Esta semana, tive o privilégio de falar
com um homem extremamente sábio, cujo nome não quero revelar agora. Assisti a
uma conferência sua sobre Direitos Humanos e deixei-me ficar, com o propósito
de encetar conversa. Feita a apresentação, depressa nos debruçámos sobre as
várias indignidades e injustiças que se praticam, nomeadamente sobre as franjas
mais frágeis das populações.
Conversávamos sobre um país em
particular, do qual ele tem um conhecimento profundo e que eu também conheço.
Nesse momento, eu afirmei que gostava muito do dito país e suas pessoas, mas
que o problema “era o governo, não o povo.” Ele sorriu, e retorquiu
pausadamente: “Mas o que é um governo senão o reflexo do seu povo?”
Surpreendida, disse-lhe que não concordava inteiramente com a sua opinião.
“Porque tem sangue de europeia do Sul” respondeu-me ele, “é típico, e perdoe-me
se a ofendo, fazerem esse exercício de distância entre a comunidade e o Estado,
nomeadamente quando se sentem desiludidos.
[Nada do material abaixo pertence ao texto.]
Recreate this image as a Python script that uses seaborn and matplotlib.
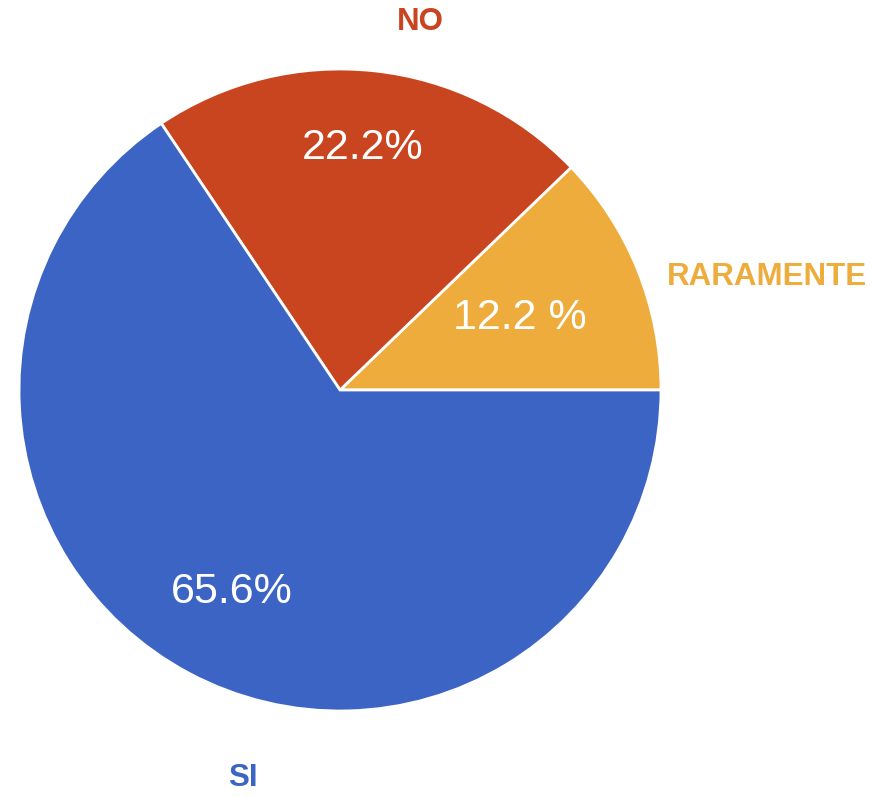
import matplotlib
matplotlib.use("Agg")
import matplotlib.pyplot as plt
import seaborn as sns

# data
categories = ["RARAMENTE", "NO", "SI"]
shares = [12.2, 22.2, 65.6]
pct_labels = ["12.2 %", "22.2%", "65.6%"]
colors = ["#EEAC3C", "#C8451F", "#3C64C4"]

sns.set_theme(style="white")
plt.rcParams['font.family'] = ['Liberation Sans', 'DejaVu Sans']

fig = plt.figure(figsize=(8.73, 7.96), dpi=100)
# pie centre ~ (340, 390) px, radius ~321 px
r = 321
ax = fig.add_axes([(340 - r) / 873, (796 - 390 - r) / 796, 2 * r / 873, 2 * r / 796])

wedges, texts = ax.pie(shares, colors=colors, startangle=0, counterclock=True,
                       labels=categories, radius=1,
                       wedgeprops=dict(edgecolor="white", linewidth=2))
ax.set_xlim(-1, 1)
ax.set_ylim(-1, 1)
ax.set_aspect("equal")
ax.axis("off")

# outer category labels
label_pos = [(1.330, 0.352), (0.249, 1.146), (-0.302, -1.209)]
for t, pos, c in zip(texts, label_pos, colors):
    t.set_position(pos)
    t.set_ha("center")
    t.set_va("center")
    t.set_color(c)
    t.set_fontsize(22.5)
    t.set_fontweight("bold")
    t.set_clip_on(False)

# percentage labels inside slices
pct_pos = [(0.561, 0.224), (0.072, 0.754), (-0.336, -0.629)]
for s, pos in zip(pct_labels, pct_pos):
    ax.text(pos[0], pos[1], s, ha="center", va="center", color="white",
            fontsize=31)

fig.savefig("out.png", dpi=100)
Desta forma, podem reclamar sem se
responsabilizarem. Mas numa sociedade livre – parto do princípio que falamos de
sociedades livres, pelo menos em teoria! – o Estado não é mais do que o espelho
da esmagadora vontade dos cidadãos que o constituem… e pelo tempo que esse povo
assim o desejar. Repare que se o povo desejar mudança, tem o instrumento de
mudança nas suas mãos, seja por meio do voto, seja por meio da revolução:
qualquer uma destas situações é viável e comprovada, uma mais amena e com data
marcada pelo próprio Estado, outra menos serena, mas igualmente eficaz no que a
uma mudança diz respeito.”
Admiti que sim, e que, na verdade, o meu
sangue talvez tivesse influência, já que o português não é um povo que pensa na
realidade como um destino moldado pelas suas mãos – excetuando a áurea época
dos Descobrimentos. Mas admito também que a descendência dessa famosa geração
de descobridores deve ter ficado preferencialmente além-mar, ao passo que a
descendência que vingou em Portugal é precisamente a dos que, cobardemente, não
se aventuraram na partida das caravelas. Talvez por isso nunca mais o país
tenha tido uma época dourada.
“Não podemos falar de decadência e de
problemas sociais, não podemos indignar-nos, como se não fizéssemos parte do
problema” continuou ele. “A sociedade somos todos nós e o Estado são alguns de
nós que decidimos ou não manter em destaque... Logo, todos somos culpados das
injustiças. A partir do momento em que temos conhecimento de algo indigno e
silenciamos, somos cúmplices. Trata-se do silêncio de que falava Martin Luther
King, que é tão penoso como o próprio crime e igualmente útil à proliferação da
desigualdade.”
A esmagadora maioria da sociedade
portuguesa sofre deste jogo do empurra. “Não é comigo.” Claro que há os que vão
orar para que as coisas corram melhor (inclusive ao próximo). É um sentimento
nobre, mas Nossa Sra. e o séquito celestial não têm feito muitas aparições nos
últimos anos, apesar da devoção que lhes confiam.
De resto, o povo português, brando e sem
pachorra para se mexer, lá vai observando e suspirando “Ai, paciência!” do cimo
da sua Varanda de Pilatos (que me perdoe Vitorino Nemésio), onde lava as mãos como
se não tivesse nada a ver com o rumo que a História vai tomar.